Hail all the saints
Published on April 9, 2024 at 2:28pm EDT | Author: frazeevergas
0The Prairie Spy
Alan “Lindy” Linda
Out on a service call once, I was searching in vain for a wrench or wire or some missing part, this while everything was spread out on the basement floor in front of the furnace which I was trying to get working. Although I had just had the part in my hand, it seemed that it had now gone off into another dimension.
The owner was watching me, and as a confidence-builder in someone–me–who was trying to get his furnace going when it was twenty below zero outside, I was being less than impressive. The customer watched me rooting around looking for it for several minutes and finally said: “You know, don’t you, that St. Anthony is the patron saint of lost things?”
I replied: “At the moment, I probably couldn’t find him, either.” Since then, I’ve become enchanted with having designated saints assigned to various shortcomings in my character, or to the various recurring deficiencies I seem to encounter on occasion. One should not be too overly dependent on God for every little thing, so having some other personages to address with these piddling little nuisance calls would be pretty handy. Him, The Big Guy, I could thus keep the line open to for disaster, rather than dilemma.
Back in the fifties, there were loads of St. Christopher icons hanging from rear view mirrors in automobiles. They were everywhere. This either indicated a lot of Catholics, or a lot of people lost on the road needing St. Chris to get them home. We didn’t have one on the family auto. For one thing, we were Methodist; for another, dad never got lost. Sure, at the drop of a farmer’s seed corn cap, he’d strike off cross country, viewing other farmers’ crops, and driving the rest of us into exasperation. But you could have dropped him into a pitched blizzard, and he’d have found his way home.
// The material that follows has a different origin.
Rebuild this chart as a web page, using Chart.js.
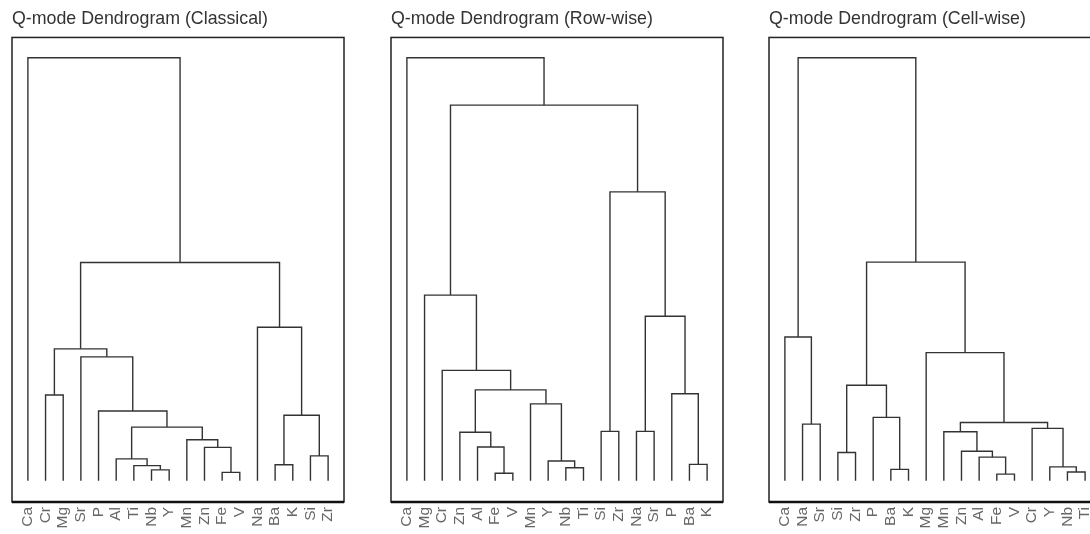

So, why aren’t there any new saints? It doesn’t seem that any have been voted into office lately. Sure, St. Anthony has a new job description, since he now finds lost furnace parts instead of lost sheep, but what about all the other folks in real need of assistance? It’s hard, one would believe, for the old saints to make the switch from the leper colonies and stake burnings of old to airplanes crashing today. We need some new saints.
Let’s start with St. Cybernard. This computer saint will be prayed to by computer geeks everywhere who have ever attempted a reboot of a dead database and a grinding hard drive. Nothing with computers will be beyond his job description. Spreadsheets may molt, tool bars may disappear, clipboards may swallow what you’ve saved wholesale, half written columns may disintegrate piece by piece before your very eyes. St. Cybernerd will provide relief. Large rooms full of toll-free operators whom we call to fix these problems may sit with all their receivers off the hook while they watch all our telephone numbers projected up on a big board. They may say: “Look. There’s that guy calling again. Hasn’t he called fourteen times already?” Well, they will snicker no longer. If any of the above might happen, St. Cybernard will penetrate their computer memory, and direct deposit their paychecks in Siberia.
St. General Electric, who, although he often confuses his current role as guardian of appliances everywhere with a past life of leading legions of men into battle, will strike terror into misbehaving refrigerators and clothes washers. Your refrigerator freezes lettuce on one end and spoils milk on the other? St. G., on those good days when he remembers what millennium he’s in, will march in, order your fridge to attention, and give it a talking to about Roman honor and what it takes to get through the pearly gates, which will confuse it into submission. On his bad days, he will ride in on a white steed, skewer your Westinghouse with a 12-foot jousting lance, slay the dishwasher, forget why he came, and ride on. Saints have their problems, too.
Don’t forget, when none of these saints do you any good, there’s St. Jude.
He’s the patron saint of lost causes.